Pickard's film follows her favorite performer as he tours the United States in 2001 with his acoustic guitars in an RV. Between club and theater gigs, where he performs great Squeeze tunes such as "Tempted," "Black Coffee in Bed" and "Another Nail in My Heart" as if he had just composed them last week, along with new songs that he actually had, Tilbrook talks to Pickard about what compels him to do this when he could live off royalties.

Pickard comes across as someone you would actually enjoy following from town to town.

VELVET UNDERGROUND

That's not exactly the vibe we get from "Velvet Redux: Live MCMXCIII" (Rhino), the only visual record of the original Velvet Underground, which, according to rock lore, only sold a few hundred records in its brief lifetime but everybody who heard it decided to start a band.

For reasons that remain murky and contentious, Lou Reed, John Cale, Sterling Morrison and the late Moe Tucker, who may have been the last band anyone would have ever expected to mount a reunion tour, did it in 1993. The idea was to play a few warm-up gigs in Europe before making a triumphant return to a United States that never appreciated them when they were creating their anti-hippie art-noise in the late 1960s.

The three Paris concerts were recorded and filmed, and while the resulting CD was a disappointment, it takes on added significance in its visual incarnation.

The video shows the band at least attempting to connect and recover some semblance of whatever dark magic originally fueled and briefly sustained them.

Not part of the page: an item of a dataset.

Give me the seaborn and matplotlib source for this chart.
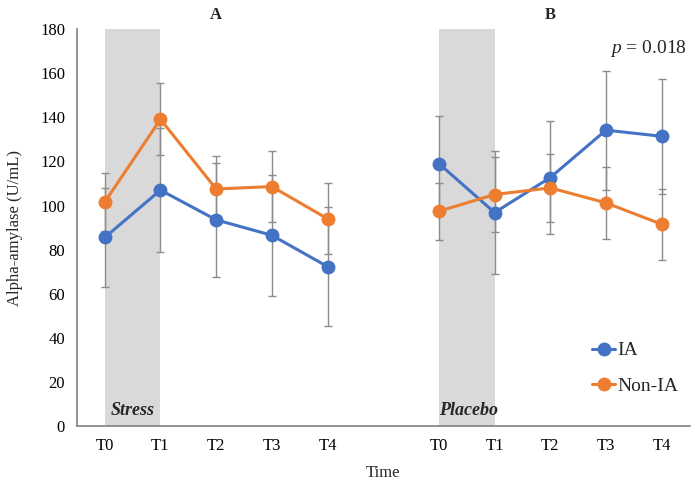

The program is composed of almost exactly what you might expect: "Femme Fatale," "Pale Blue Eyes" and "Heroin," along with a couple of obligations recorded after Cale had departed, including "Rock and Roll," and a solitary new song, "Coyote."

If it's not awe-inspiring, it is fan-essential. The Cale-Reed conflicts erupted again, and the tour never made it to the States. So this 90-minute set is in fact the last farewell.

RECENT FEATURES

"Flightplan" (Touchstone) squanders a promising Hitchcock-inspired idea — a newly widowed woman's daughter vanishes on a trans-Atlantic flight — and runs it aground in a logic-challenged drama by David Fincher.

Roman Polanski's adaptation of Dickens' classic "Oliver Twist" (Columbia-TriStar) is handsome and studious but emotionally lacking.

The remake of John Carpenter's ghost thriller "The Fog" (Sony Pictures) makes the ordinary original look good in comparison.

If you are not offended by rampant vulgarity, you can be fairly assured of being grossed out, and knocked out, by "The Aristocrats" (ThinkFilm), in which a wide assortment of comics put their spin on what has been called the filthiest joke ever conceived and told — interpreted dozens of ways, by everyone from George Carlin to Paul Reiser to Gilbert Gottfried and Sarah Silverman. Don't call me; I'm just the enabler.